Northeastern Section - 59th Annual Meeting - 2024

Paper No. 4-4
Presentation Time: 9:05 AM

RECENT SEISMICITY AROUND LITTLETON, MA


EBEL, John E., Department of Earth and Environmental Sciences, Boston College, 140 Commonwealth Ave, Chestnut Hill, MA 02467-3800 and CIPAR, John J., Weston Observatory, Boston College, 381 Concord Road, Weston, MA 02493

Since early colonial times the area around Littleton, MA has experienced regular small earthquakes. For example, since the modern, telemetered regional seismic network became operational in New England in the mid-1970s, 34 earthquakes with M ≤ 3.0 have been detected from this area. To more precisely locate the earthquakes in this seismic zone, we have been operating 4 portable seismic stations, called the ALSA array, within a few kilometers each of Littleton, MA since 2017. During this time 10 local earthquakes have taken place in the Littleton area and have been recorded by ALSA, which has allowed these events to be located with an epicentral precision of about 1 km and a depth precision of about 2 km.
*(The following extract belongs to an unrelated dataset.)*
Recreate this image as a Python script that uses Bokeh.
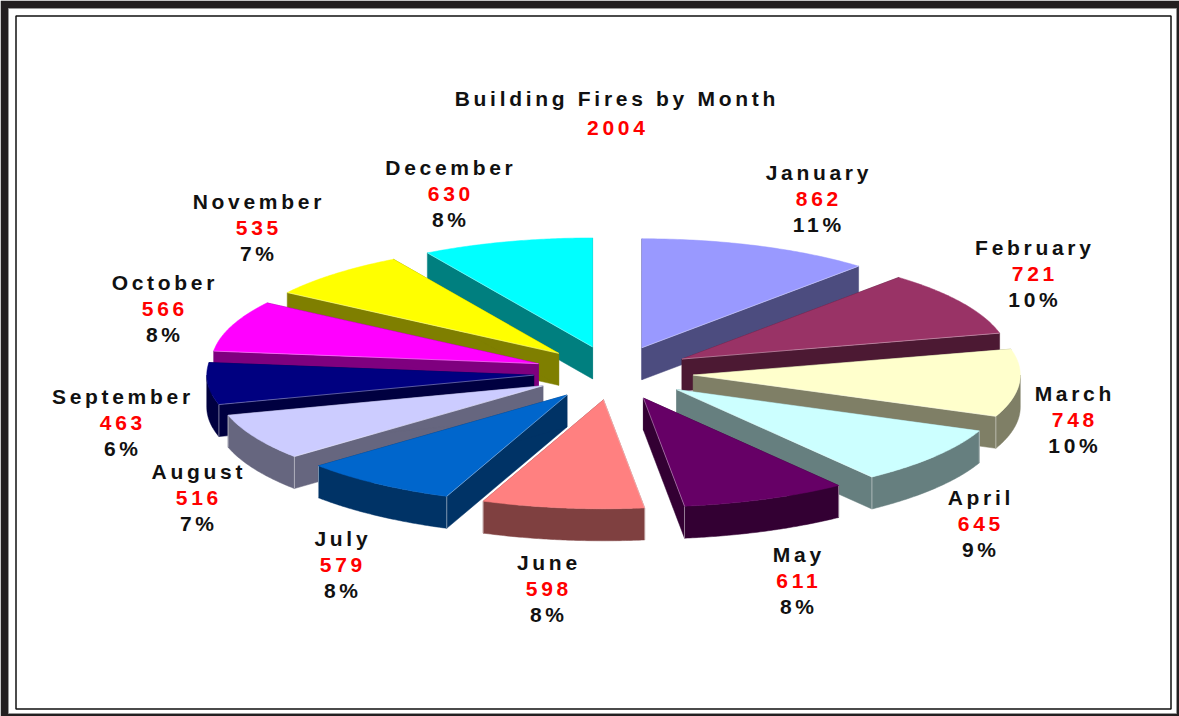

The well-located earthquakes distribute along a N-S trend that is about 15 km in length. The focal depths range from less 1 km to 7.7 km, with most events having focal depths of less than 4 km. Some of the ALSA stations detected strong Rg waves for some of the events, confirming focal depths less than 4 km. The events in this Littleton seismic zone do not occur on any mapped bedrock fault but rather span the Nashoba Terrane between the Paleozoic Bloody-Bluff and Clinton-Newbury Faults. If the events in the Littleton area are late aftershocks of a strong prehistoric earthquake, the 15-km length of the seismic zone indicates that the prehistoric mainshock had Mw ~ 6.2. The Littleton seismic zone is in the NNW suburbs of Boston, suggesting that the seismic hazard of Boston might be greater than current seismic hazard maps indicate.